• [What is needed]: Give the number of lines below that contain the word "this", and nothing else.

• [Provided information]:
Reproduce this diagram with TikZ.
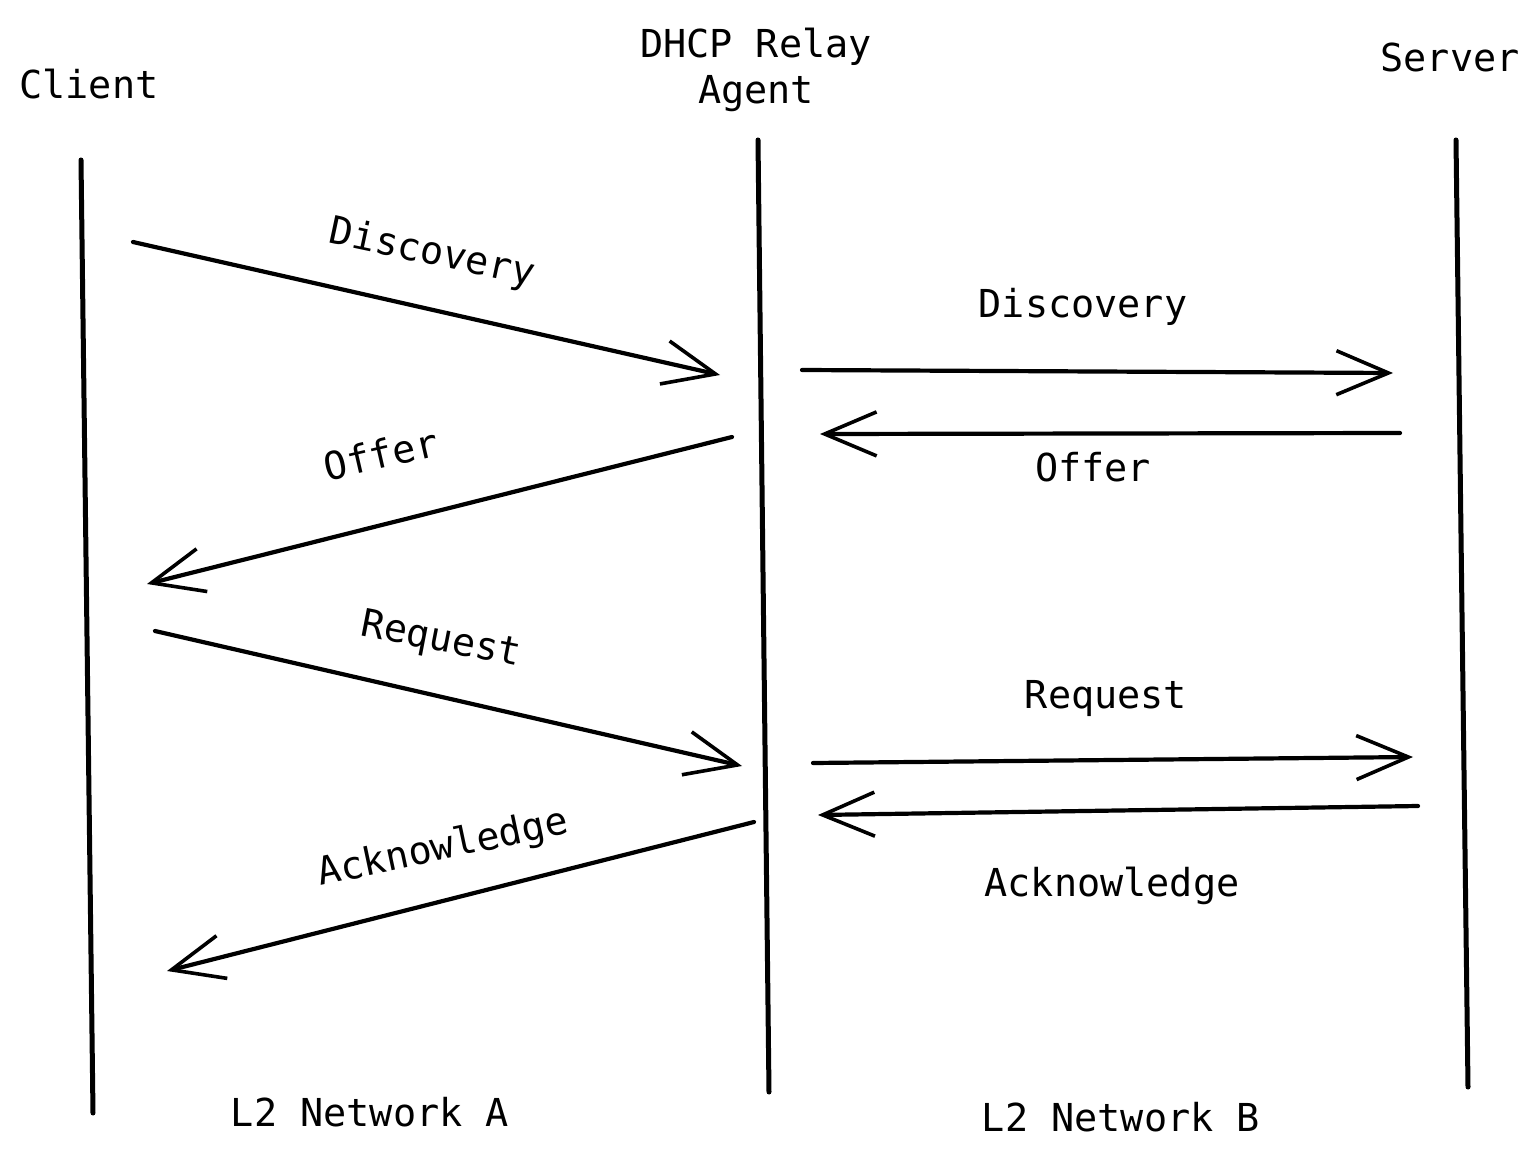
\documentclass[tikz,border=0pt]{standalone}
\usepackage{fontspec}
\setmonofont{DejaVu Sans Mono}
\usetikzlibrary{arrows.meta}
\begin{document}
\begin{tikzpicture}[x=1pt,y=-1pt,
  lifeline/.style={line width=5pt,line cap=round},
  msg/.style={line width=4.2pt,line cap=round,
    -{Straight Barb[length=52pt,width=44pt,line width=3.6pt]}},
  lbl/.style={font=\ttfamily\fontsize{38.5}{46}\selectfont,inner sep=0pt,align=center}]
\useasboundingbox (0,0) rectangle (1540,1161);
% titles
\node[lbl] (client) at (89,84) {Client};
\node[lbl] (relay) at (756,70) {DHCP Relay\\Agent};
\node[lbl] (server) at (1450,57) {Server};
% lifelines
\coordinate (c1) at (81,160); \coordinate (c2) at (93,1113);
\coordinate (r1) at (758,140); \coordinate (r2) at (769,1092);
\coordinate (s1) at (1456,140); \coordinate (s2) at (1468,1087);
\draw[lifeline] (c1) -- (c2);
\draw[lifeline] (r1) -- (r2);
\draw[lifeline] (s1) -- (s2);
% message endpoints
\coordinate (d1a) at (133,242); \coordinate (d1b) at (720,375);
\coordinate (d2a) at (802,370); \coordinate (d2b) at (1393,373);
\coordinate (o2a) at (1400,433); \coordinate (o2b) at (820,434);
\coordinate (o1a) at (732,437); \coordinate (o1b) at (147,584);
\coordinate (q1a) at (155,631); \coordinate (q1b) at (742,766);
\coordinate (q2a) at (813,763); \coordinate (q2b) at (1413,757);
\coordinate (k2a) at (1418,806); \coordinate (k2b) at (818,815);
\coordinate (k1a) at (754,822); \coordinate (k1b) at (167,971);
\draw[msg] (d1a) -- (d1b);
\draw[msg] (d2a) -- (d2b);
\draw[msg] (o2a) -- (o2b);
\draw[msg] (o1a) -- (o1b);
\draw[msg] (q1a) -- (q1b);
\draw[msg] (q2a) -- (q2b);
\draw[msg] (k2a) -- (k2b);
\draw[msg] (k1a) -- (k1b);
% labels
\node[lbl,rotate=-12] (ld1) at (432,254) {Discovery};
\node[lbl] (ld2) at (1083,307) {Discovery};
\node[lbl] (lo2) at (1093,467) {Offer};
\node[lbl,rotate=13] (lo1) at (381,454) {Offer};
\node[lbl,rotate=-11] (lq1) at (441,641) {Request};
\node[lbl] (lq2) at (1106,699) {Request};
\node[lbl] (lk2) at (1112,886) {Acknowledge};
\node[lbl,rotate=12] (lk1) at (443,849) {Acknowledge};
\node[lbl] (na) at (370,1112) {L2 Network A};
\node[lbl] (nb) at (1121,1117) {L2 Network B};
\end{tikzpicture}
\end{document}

...

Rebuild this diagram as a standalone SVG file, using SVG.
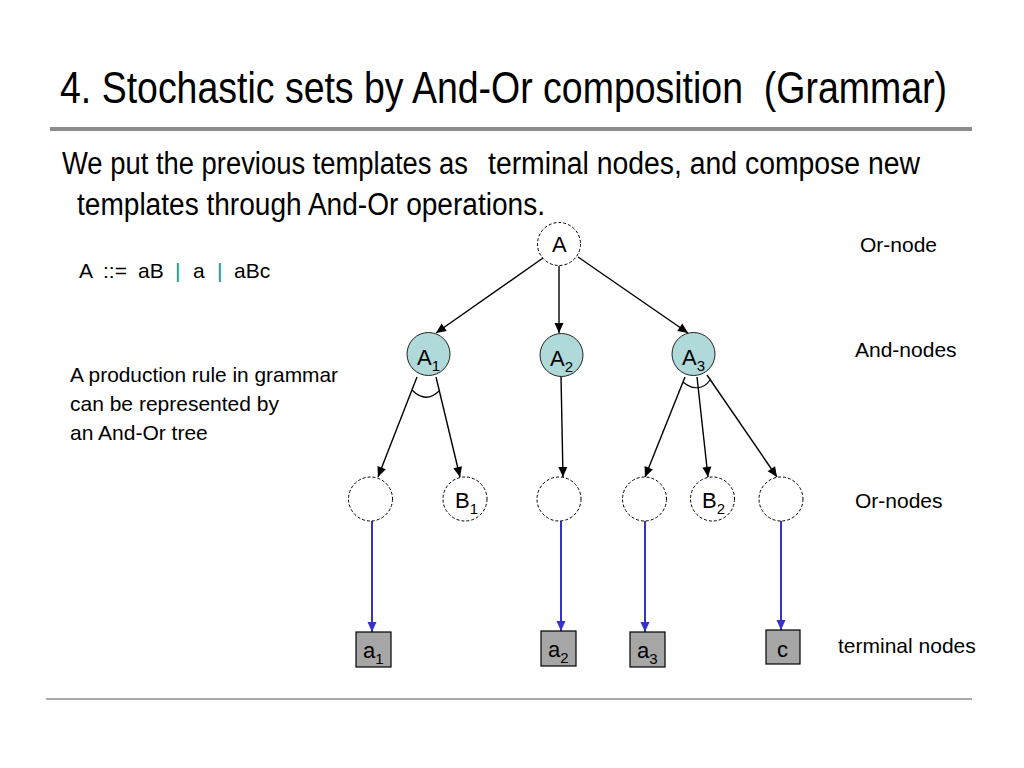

• [Response]: 2